Digital Publisher Guide | Blog
Help for publishers and students of publishing

Vertical Spacing for text: pBook and eBook

When we choose a value for leading in InDesign, we are actually defining the distance between the baselines. The more traditional definition of leading is the space between the baseline and top of character container; the term coming from the little slabs of lead put between the type.

Baseline Grid or Doing the maths?

InDesign has a super useful feature in paragraph styles; Align to Grid. If you set this up correctly for your body text, then you will be guaranteed to get the lines of text to align across the spine and to ‘back up’ through the paper. Where the paper has any transparency at all, the lines of the body text should coincide back to back.

Here we see the baseline

Text should always align across the spine of a double page spread, whether for print or eBook. In print, text should also align where columns are used. To be be more specific, the main text or body text must align to an imaginary baseline across the spread. In print the lines of text should coincide through the page when held up to the light.

InDesign can help control this through the ‘align to grid’ in the paragraph style settings, however care must be taken with this method since it may not achieve the desired result for a double page view for a reflowable eBook.

So how can we get the correct alignment for both pBook and eBook?

If a text consisted entirely of body text with no headings or sub headings then no problem exists in making both sides of the spine align, as long as the space between the paragraphs is either nothing or a multiple of the body text leading. All you will need is the text to start from the same position both verso and recto and alignment is achieved. The problem arises when the text is punctuated with other blocks of text for the headings, sub-headings or block quotes, or – you separate the paragraphs with a dimension that is not a multiple of the body text leading. If we are only dealing with print, then you can forget about aligning the headings to this grid, because the body text paragraphs will get back into alignment after the heading.

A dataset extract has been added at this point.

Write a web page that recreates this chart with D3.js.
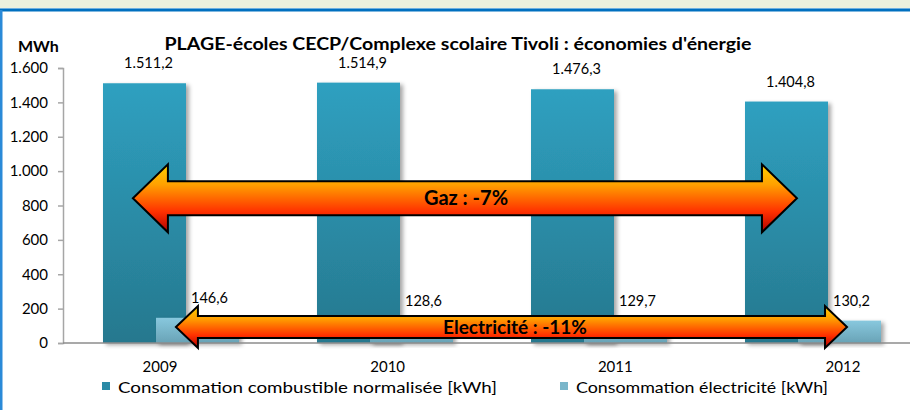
<!DOCTYPE html>
<html>
<head>
<meta charset="utf-8">
<script src="https://cdn.jsdelivr.net/npm/d3@7"></script>
<style>
  body { margin: 0; background: #fff; }
  svg { display: block; font-family: Lato, "Open Sans", sans-serif; }
</style>
</head>
<body>
<svg id="chart" width="910" height="410"></svg>
<script>
var years = ['2009', '2010', '2011', '2012'];
var combustible = [1511.2, 1514.9, 1476.3, 1404.8];
var electricite = [146.6, 128.6, 129.7, 130.2];
var yTicks = [0, 200, 400, 600, 800, 1000, 1200, 1400, 1600];
var seriesNames = ['Consommation combustible normalisée [kWh]', 'Consommation électricité [kWh]'];
var arrowLabels = ['Gaz : -7%', 'Electricité : -11%'];
var arrowLevels = [842, 93];        // MWh level of the arrow centre
var arrowFrom = [0.322, 0.523];     // in category units
var arrowTo = [3.425, 3.659];

var fmt = function(v) {
  // French style: "." thousands, "," decimals
  var s = v.toFixed(1).split('.');
  var int = s[0].replace(/\B(?=(\d{3})+(?!\d))/g, '.');
  return int + ',' + s[1];
};
var fmtTick = function(v) { return String(v).replace(/\B(?=(\d{3})+(?!\d))/g, '.'); };

var svg = d3.select('#chart');
var defs = svg.append('defs');

// frame of the slide
svg.append('rect').attr('x', 0).attr('y', 0).attr('width', 910).attr('height', 8).attr('fill', '#ebf1de');
svg.append('rect').attr('x', 0).attr('y', 8).attr('width', 910).attr('height', 1).attr('fill', '#6fb0e0');
svg.append('rect').attr('x', 0).attr('y', 9).attr('width', 910).attr('height', 2.5).attr('fill', '#0070c0');
svg.append('rect').attr('x', 0).attr('y', 10).attr('width', 2.5).attr('height', 400).attr('fill', '#2a8ad8');

var margin = {left: 64, top: 68, bottom: 343};
var plotRight = 920;

var y = d3.scaleLinear().domain([0, 1600]).range([margin.bottom, margin.top]);
var x = d3.scaleBand().domain(years).range([margin.left, plotRight]);
var xi = d3.scaleLinear().domain([0, years.length]).range([margin.left, plotRight]);
var xLabel = d3.scalePoint().domain(years).range([160, 843]);
var barW = 83, offset = 53;

// gradients
function vgrad(id, stops) {
  var g = defs.append('linearGradient').attr('id', id).attr('x1', 0).attr('y1', 0).attr('x2', 0).attr('y2', 1);
  stops.forEach(function(s) { g.append('stop').attr('offset', s[0]).attr('stop-color', s[1]); });
}
vgrad('gComb', [[0, '#2fa0c0'], [1, '#26788e']]);
vgrad('gElec', [[0, '#88c8de'], [1, '#69a3b6']]);
vgrad('gArrow', [[0, '#ffd000'], [0.3, '#ffa000'], [0.7, '#ff3000'], [1, '#b00000']]);

var shadow = defs.append('filter').attr('id', 'sh').attr('x', '-10%').attr('y', '-10%').attr('width', '130%').attr('height', '130%');
shadow.append('feDropShadow').attr('dx', 3).attr('dy', 2).attr('stdDeviation', 2).attr('flood-color', '#000').attr('flood-opacity', 0.35);

// gridlines
svg.append('g').selectAll('line').data(yTicks.slice(1)).enter().append('line')
  .attr('x1', 58).attr('x2', 910)
  .attr('y1', function(d) { return y(d); }).attr('y2', function(d) { return y(d); })
  .attr('stroke', '#a6a6a6').attr('stroke-width', 1.5).attr('filter', 'url(#sh)');

// y axis
var yAxis = d3.axisLeft(y).tickValues(yTicks).tickSize(5).tickFormat(fmtTick);
var ya = svg.append('g').attr('transform', 'translate(63,0)').call(yAxis);
ya.select('.domain').attr('stroke', '#a6a6a6').attr('stroke-width', 1.5);
ya.selectAll('.tick line').attr('stroke', '#a6a6a6').attr('stroke-width', 1.5);
ya.selectAll('.tick text').attr('font-size', 15).attr('fill', '#000').attr('x', -15).attr('font-family', 'Lato');

// bars
var comb = years.map(function(d, i) { return {year: d, v: combustible[i]}; });
var elec = years.map(function(d, i) { return {year: d, v: electricite[i]}; });
var gx = function(d) { return x(d.year) + (x.bandwidth() - barW - offset) / 2; };

svg.append('g').selectAll('rect').data(comb).enter().append('rect')
  .attr('x', gx).attr('y', function(d) { return y(d.v); })
  .attr('width', barW).attr('height', function(d) { return y(0) - y(d.v); })
  .attr('fill', 'url(#gComb)').attr('filter', 'url(#sh)');

svg.append('g').selectAll('rect').data(elec).enter().append('rect')
  .attr('x', function(d) { return gx(d) + offset; }).attr('y', function(d) { return y(d.v); })
  .attr('width', barW).attr('height', function(d) { return y(0) - y(d.v); })
  .attr('fill', 'url(#gElec)').attr('filter', 'url(#sh)');

// x axis line
svg.append('line').attr('x1', 63).attr('x2', 910).attr('y1', y(0)).attr('y2', y(0))
  .attr('stroke', '#8c8c8c').attr('stroke-width', 1.5);

// value labels
svg.append('g').selectAll('text').data(comb).enter().append('text')
  .attr('x', function(d) { return gx(d) + barW / 2 + 4; })
  .attr('y', function(d) { return y(d.v) - 15; })
  .attr('text-anchor', 'middle').attr('font-size', 14.5)
  .text(function(d) { return fmt(d.v); });

svg.append('g').selectAll('text').data(elec).enter().append('text')
  .attr('x', function(d) { return gx(d) + offset + 35; })
  .attr('y', function(d) { return y(d.v) - 15; })
  .attr('font-size', 14.5)
  .text(function(d) { return fmt(d.v); });

// category labels
svg.append('g').selectAll('text').data(years).enter().append('text')
  .attr('x', function(d) { return xLabel(d); }).attr('y', 372)
  .attr('text-anchor', 'middle').attr('font-size', 15)
  .text(function(d) { return d; });

// double arrows
var heads = [{hh: 34, sh: 17, hl: 35, fs: 20}, {hh: 21, sh: 11, hl: 22, fs: 19}];
arrowLabels.forEach(function(lbl, i) {
  var cy = y(arrowLevels[i]), x0 = xi(arrowFrom[i]), x1 = xi(arrowTo[i]);
  var h = heads[i];
  var pts = [
    [x0, cy], [x0 + h.hl, cy - h.hh], [x0 + h.hl, cy - h.sh], [x1 - h.hl, cy - h.sh],
    [x1 - h.hl, cy - h.hh], [x1, cy], [x1 - h.hl, cy + h.hh], [x1 - h.hl, cy + h.sh],
    [x0 + h.hl, cy + h.sh], [x0 + h.hl, cy + h.hh]
  ];
  svg.append('path').attr('d', 'M' + pts.join('L') + 'Z')
    .attr('fill', 'url(#gArrow)').attr('stroke', '#000').attr('stroke-width', 2)
    .attr('stroke-linejoin', 'miter');
  svg.append('text').attr('x', i === 0 ? 466 : 515).attr('y', cy + h.fs * 0.36)
    .attr('text-anchor', 'middle').attr('font-size', h.fs).attr('font-weight', 'bold')
    .text(lbl);
});

// title and unit
svg.append('text').attr('x', 458).attr('y', 50).attr('text-anchor', 'middle')
  .attr('font-size', 16.5).attr('font-weight', 'bold')
  .attr('textLength', 587).attr('lengthAdjust', 'spacingAndGlyphs')
  .text('PLAGE-écoles CECP/Complexe scolaire Tivoli : économies d\'énergie');
svg.append('text').attr('x', 18).attr('y', 52).attr('font-size', 16).attr('font-weight', 'bold').text('MWh');

// legend
var legX = [102, 560], legW = [379, 252], legFill = ['#2a8aa6', '#7ab6ca'];
seriesNames.forEach(function(n, i) {
  svg.append('rect').attr('x', legX[i]).attr('y', 382).attr('width', 8).attr('height', 8).attr('fill', legFill[i]);
  svg.append('text').attr('x', legX[i] + 16).attr('y', 393).attr('font-size', 15)
    .attr('textLength', legW[i]).attr('lengthAdjust', 'spacingAndGlyphs').text(n);
});
</script>
</body>
</html>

Since your type sizes and leading will use points (pts) then you can set the vertical units in InDesign’s preferences to pts also. This will then give you the benefit of being able to ensure that all vertical dimensions follow a multiple of the body text leading. But beware. You don’t want to set your preferences generally to use points for vertical units because you cannot (easily) set the page dimensions with points; for this you really need millimetres. So the trick is to set the vertical units to points after you have started the document and set the paper size and the margins.

You will see from the first images here that we can interrupt the flow of the body text with sub headings or blockquotes that are not aligned to the baseline grid, and are positioned with space-before. The body text goes back to the grid after the heading or blockquote.

Body text is aligned to the grid

Our body text uses 13pts leading so the space taken up by the subhead is 26pts, thus keeping the text aligned.

What about the reflowable eBook?

InDesign can help us by providing this ‘align to grid’ feature, but eBooks (being HTML and CSS) do not understand ‘align to grid’. eBooks need to use ‘line-height’ (leading) and margins to achieve this vertical alignment. In transferring vertical spacing from InDesign to the eBook export, leading becomes line-height and space-before and space-after becomes margin-bottom and margin-top in the CSS.

Maths, but don’t panic.

Getting the alignment correct for the body text will involve some maths and a consideration of vertical units.

The first problem that we encounter with InDesign is the units in use. Type is measured in points, whereas other dimensions (vertical and horizontal) are measured in more worldly units such as millimetres or inches. Since 1 point measures 0.352777778 millimetres, we don’t want to have to keep making this conversion!

The vertical position of the lines of text are dependent on:

  • type size (font-size)
  • the leading (line-height)
  • space before the paragraph (margin-top)
  • space after the paragraph (margin-bottom)

In the brackets at the end of these lines, we reveal what CSS in the ePub package is used to control the vertical space.

In the reflowable eBook

The body text

In the above illustration you see the baseline grid. In this InDesign example, this is set to 13.606 pt. An odd number, yes, but this is because it is set to be an exact 30th of the text block height; this is what the designer wants for print. When we are taking this to the reflowable ePub, the grid is ignored but the leading is not, so, we need to set the leading to something near to this baseline grid setting (13pt).

Other block level elements

Headings and blockquotes are going to interrupt this vertical alignment, so we need to make sure that these elements use vertical space that is a multiple of the body text leading.1

Say we have a sub heading that breaks the flow of the body text. We need to add together the space-before and space-after with the leading to get a multiple of the body-text leading.

Our sub heading could have a font size of 16pts with leading of 17.5pts The space-before could be 6pts and the space-after 2.5pts. This then computes as follows: 17.5 + 2.5 + 6 = 26 - which a multiple of 13

With this calculation, our body text should be back in alignment after the heading.

What about images in the text?

If we introduce an illustration that has text before and after, then this will upset the vertical alignment of the body text, unless we can size the vertical dimension of the image with a multiple of the leading.

  1. Just to clarify: InDesign will sort this out for print, because the body text will come back to the baseline grid, after these interruptions. But in the eBook, we need to explicitly set the spacing for these ‘interruptions’ to bring things back to the alignment.